### [Exercise aim]
Go through the material and write it all out exactly, minus the pictures.
─── Data lines ───
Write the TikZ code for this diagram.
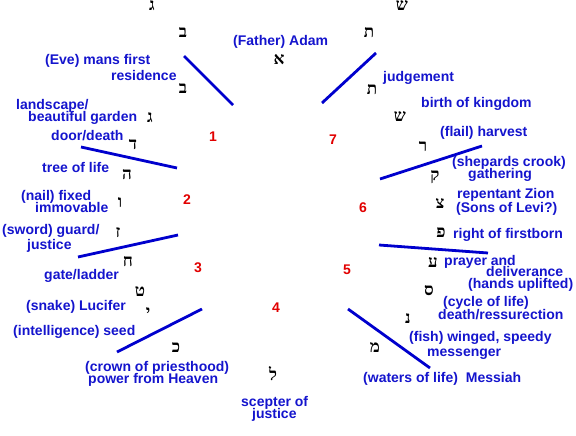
\documentclass[tikz,border=0pt]{standalone}
\usepackage{fontspec}
\setmainfont{Liberation Sans}
\newfontfamily\heb[Script=Hebrew]{Liberation Serif}
\definecolor{lblue}{RGB}{0,0,205}
\definecolor{tblue}{RGB}{20,20,205}
\definecolor{nred}{RGB}{225,0,0}
\tikzset{
  lbl/.style={anchor=west,inner sep=0pt,text=tblue,font=\fontsize{14}{14}\selectfont\bfseries,text height=9pt,text depth=2pt},
  let/.style={anchor=center,inner sep=0pt,font=\heb\fontsize{17}{17}\selectfont\bfseries},
  num/.style={anchor=center,inner sep=0pt,text=nred,font=\fontsize{14}{14}\selectfont\bfseries},
  bar/.style={draw=lblue,line width=2.8pt}
}
\begin{document}
\begin{tikzpicture}[x=1pt,y=-1pt]
\useasboundingbox (0,0) rectangle (576,436);
% Hebrew letters
\node[let] (g0) at (152,6) {ג};
\node[let] (b0) at (183,33) {ב};
\node[let] (sh0) at (402,6) {ש};
\node[let] (t0) at (369,33) {ת};
\node[let] (alef) at (279,60) {א};
\node[let] (bet) at (183,89) {ב};
\node[let] (gimel) at (150,118) {ג};
\node[let] (dalet) at (133,145) {ד};
\node[let] (he) at (127,175) {ה};
\node[let] (vav) at (120,203) {ו};
\node[let] (zayin) at (118,233) {ז};
\node[let] (het) at (128,262) {ח};
\node[let] (tet) at (140,292) {ט};
\node[let] (yod) at (148,313) {י};
\node[let] (kaf) at (176,348) {כ};
\node[let] (lamed) at (273,374) {ל};
\node[let] (mem) at (375,348) {מ};
\node[let] (nun) at (408,318) {נ};
\node[let] (samekh) at (429,291) {ס};
\node[let] (ayin) at (433,262) {ע};
\node[let] (pe) at (441,233) {פ};
\node[let] (tsadi) at (440,203) {צ};
\node[let] (qof) at (435,177) {ק};
\node[let] (resh) at (423,147) {ר};
\node[let] (shin) at (400,117) {ש};
\node[let] (tav) at (372,90) {ת};
% numbers
\node[num] (n1) at (213,137) {1};
\node[num] (n2) at (187,200) {2};
\node[num] (n3) at (198,268) {3};
\node[num] (n4) at (276,308) {4};
\node[num] (n5) at (347,270) {5};
\node[num] (n6) at (363,208) {6};
\node[num] (n7) at (333,140) {7};
% labels
\node[lbl] (t1) at (233,42) {(Father) Adam};
\node[lbl] (t2a) at (45,61) {(Eve) mans first};
\node[lbl] (t2b) at (111,77) {residence};
\node[lbl] (t3a) at (16,106) {landscape/};
\node[lbl] (t3b) at (28,118) {beautiful garden};
\node[lbl] (t4) at (51,137) {door/death};
\node[lbl] (t5) at (42,169) {tree of life};
\node[lbl] (t6a) at (21,197) {(nail) fixed};
\node[lbl] (t6b) at (35,209) {immovable};
\node[lbl] (t7a) at (2,231) {(sword) guard/};
\node[lbl] (t7b) at (27,246) {justice};
\node[lbl] (t8) at (44,276) {gate/ladder};
\node[lbl] (t9) at (26,307) {(snake) Lucifer};
\node[lbl] (t10) at (13,332) {(intelligence) seed};
\node[lbl] (t11a) at (85,368) {(crown of priesthood)};
\node[lbl] (t11b) at (88,380) {power from Heaven};
\node[lbl] (t12a) at (241,403) {scepter of};
\node[lbl] (t12b) at (252,415) {justice};
\node[lbl] (t13) at (363,379) {(waters of life)\ \ Messiah};
\node[lbl] (t14a) at (409,338) {(fish) winged, speedy};
\node[lbl] (t14b) at (427,353) {messenger};
\node[lbl] (t15a) at (443,303) {(cycle of life)};
\node[lbl] (t15b) at (438,316) {death/ressurection};
\node[lbl] (t16c) at (468,285) {(hands uplifted)};
\node[lbl] (t16a) at (444,262) {prayer and};
\node[lbl] (t16b) at (486,273) {deliverance};
\node[lbl] (t17) at (453,235) {right of firstborn};
\node[lbl] (t18a) at (457,195) {repentant Zion};
\node[lbl] (t18b) at (456,209) {(Sons of Levi?)};
\node[lbl] (t19a) at (452,163) {(shepards crook)};
\node[lbl] (t19b) at (468,175) {gathering};
\node[lbl] (t20) at (440,133) {(flail) harvest};
\node[lbl] (t21) at (421,104) {birth of kingdom};
\node[lbl] (t22) at (383,78) {judgement};
% divider lines
\coordinate (a1) at (184,56); \coordinate (a2) at (233,105);
\coordinate (b1) at (81,147); \coordinate (b2) at (177,168);
\coordinate (c1) at (78,257); \coordinate (c2) at (178,235);
\coordinate (d1) at (117,352); \coordinate (d2) at (202,309);
\coordinate (e1) at (348,309); \coordinate (e2) at (430,368);
\coordinate (f1) at (379,245); \coordinate (f2) at (488,253);
\coordinate (g1) at (380,179); \coordinate (g2) at (482,146);
\coordinate (h1) at (322,103); \coordinate (h2) at (376,53);
\draw[bar] (a1) -- (a2);
\draw[bar] (b1) -- (b2);
\draw[bar] (c1) -- (c2);
\draw[bar] (d1) -- (d2);
\draw[bar] (e1) -- (e2);
\draw[bar] (f1) -- (f2);
\draw[bar] (g1) -- (g2);
\draw[bar] (h1) -- (h2);
\end{tikzpicture}
\end{document}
───
### [Problem solution]
Write the TikZ code for this diagram.
\documentclass[tikz,border=0pt]{standalone}
\usepackage{fontspec}
\setmainfont{Liberation Sans}
\newfontfamily\heb[Script=Hebrew]{Liberation Serif}
\definecolor{lblue}{RGB}{0,0,205}
\definecolor{tblue}{RGB}{20,20,205}
\definecolor{nred}{RGB}{225,0,0}
\tikzset{
  lbl/.style={anchor=west,inner sep=0pt,text=tblue,font=\fontsize{14}{14}\selectfont\bfseries,text height=9pt,text depth=2pt},
  let/.style={anchor=center,inner sep=0pt,font=\heb\fontsize{17}{17}\selectfont\bfseries},
  num/.style={anchor=center,inner sep=0pt,text=nred,font=\fontsize{14}{14}\selectfont\bfseries},
  bar/.style={draw=lblue,line width=2.8pt}
}
\begin{document}
\begin{tikzpicture}[x=1pt,y=-1pt]
\useasboundingbox (0,0) rectangle (576,436);
% Hebrew letters
\node[let] (g0) at (152,6) {ג};
\node[let] (b0) at (183,33) {ב};
\node[let] (sh0) at (402,6) {ש};
\node[let] (t0) at (369,33) {ת};
\node[let] (alef) at (279,60) {א};
\node[let] (bet) at (183,89) {ב};
\node[let] (gimel) at (150,118) {ג};
\node[let] (dalet) at (133,145) {ד};
\node[let] (he) at (127,175) {ה};
\node[let] (vav) at (120,203) {ו};
\node[let] (zayin) at (118,233) {ז};
\node[let] (het) at (128,262) {ח};
\node[let] (tet) at (140,292) {ט};
\node[let] (yod) at (148,313) {י};
\node[let] (kaf) at (176,348) {כ};
\node[let] (lamed) at (273,374) {ל};
\node[let] (mem) at (375,348) {מ};
\node[let] (nun) at (408,318) {נ};
\node[let] (samekh) at (429,291) {ס};
\node[let] (ayin) at (433,262) {ע};
\node[let] (pe) at (441,233) {פ};
\node[let] (tsadi) at (440,203) {צ};
\node[let] (qof) at (435,177) {ק};
\node[let] (resh) at (423,147) {ר};
\node[let] (shin) at (400,117) {ש};
\node[let] (tav) at (372,90) {ת};
% numbers
\node[num] (n1) at (213,137) {1};
\node[num] (n2) at (187,200) {2};
\node[num] (n3) at (198,268) {3};
\node[num] (n4) at (276,308) {4};
\node[num] (n5) at (347,270) {5};
\node[num] (n6) at (363,208) {6};
\node[num] (n7) at (333,140) {7};
% labels
\node[lbl] (t1) at (233,42) {(Father) Adam};
\node[lbl] (t2a) at (45,61) {(Eve) mans first};
\node[lbl] (t2b) at (111,77) {residence};
\node[lbl] (t3a) at (16,106) {landscape/};
\node[lbl] (t3b) at (28,118) {beautiful garden};
\node[lbl] (t4) at (51,137) {door/death};
\node[lbl] (t5) at (42,169) {tree of life};
\node[lbl] (t6a) at (21,197) {(nail) fixed};
\node[lbl] (t6b) at (35,209) {immovable};
\node[lbl] (t7a) at (2,231) {(sword) guard/};
\node[lbl] (t7b) at (27,246) {justice};
\node[lbl] (t8) at (44,276) {gate/ladder};
\node[lbl] (t9) at (26,307) {(snake) Lucifer};
\node[lbl] (t10) at (13,332) {(intelligence) seed};
\node[lbl] (t11a) at (85,368) {(crown of priesthood)};
\node[lbl] (t11b) at (88,380) {power from Heaven};
\node[lbl] (t12a) at (241,403) {scepter of};
\node[lbl] (t12b) at (252,415) {justice};
\node[lbl] (t13) at (363,379) {(waters of life)\ \ Messiah};
\node[lbl] (t14a) at (409,338) {(fish) winged, speedy};
\node[lbl] (t14b) at (427,353) {messenger};
\node[lbl] (t15a) at (443,303) {(cycle of life)};
\node[lbl] (t15b) at (438,316) {death/ressurection};
\node[lbl] (t16c) at (468,285) {(hands uplifted)};
\node[lbl] (t16a) at (444,262) {prayer and};
\node[lbl] (t16b) at (486,273) {deliverance};
\node[lbl] (t17) at (453,235) {right of firstborn};
\node[lbl] (t18a) at (457,195) {repentant Zion};
\node[lbl] (t18b) at (456,209) {(Sons of Levi?)};
\node[lbl] (t19a) at (452,163) {(shepards crook)};
\node[lbl] (t19b) at (468,175) {gathering};
\node[lbl] (t20) at (440,133) {(flail) harvest};
\node[lbl] (t21) at (421,104) {birth of kingdom};
\node[lbl] (t22) at (383,78) {judgement};
% divider lines
\coordinate (a1) at (184,56); \coordinate (a2) at (233,105);
\coordinate (b1) at (81,147); \coordinate (b2) at (177,168);
\coordinate (c1) at (78,257); \coordinate (c2) at (178,235);
\coordinate (d1) at (117,352); \coordinate (d2) at (202,309);
\coordinate (e1) at (348,309); \coordinate (e2) at (430,368);
\coordinate (f1) at (379,245); \coordinate (f2) at (488,253);
\coordinate (g1) at (380,179); \coordinate (g2) at (482,146);
\coordinate (h1) at (322,103); \coordinate (h2) at (376,53);
\draw[bar] (a1) -- (a2);
\draw[bar] (b1) -- (b2);
\draw[bar] (c1) -- (c2);
\draw[bar] (d1) -- (d2);
\draw[bar] (e1) -- (e2);
\draw[bar] (f1) -- (f2);
\draw[bar] (g1) -- (g2);
\draw[bar] (h1) -- (h2);
\end{tikzpicture}
\end{document}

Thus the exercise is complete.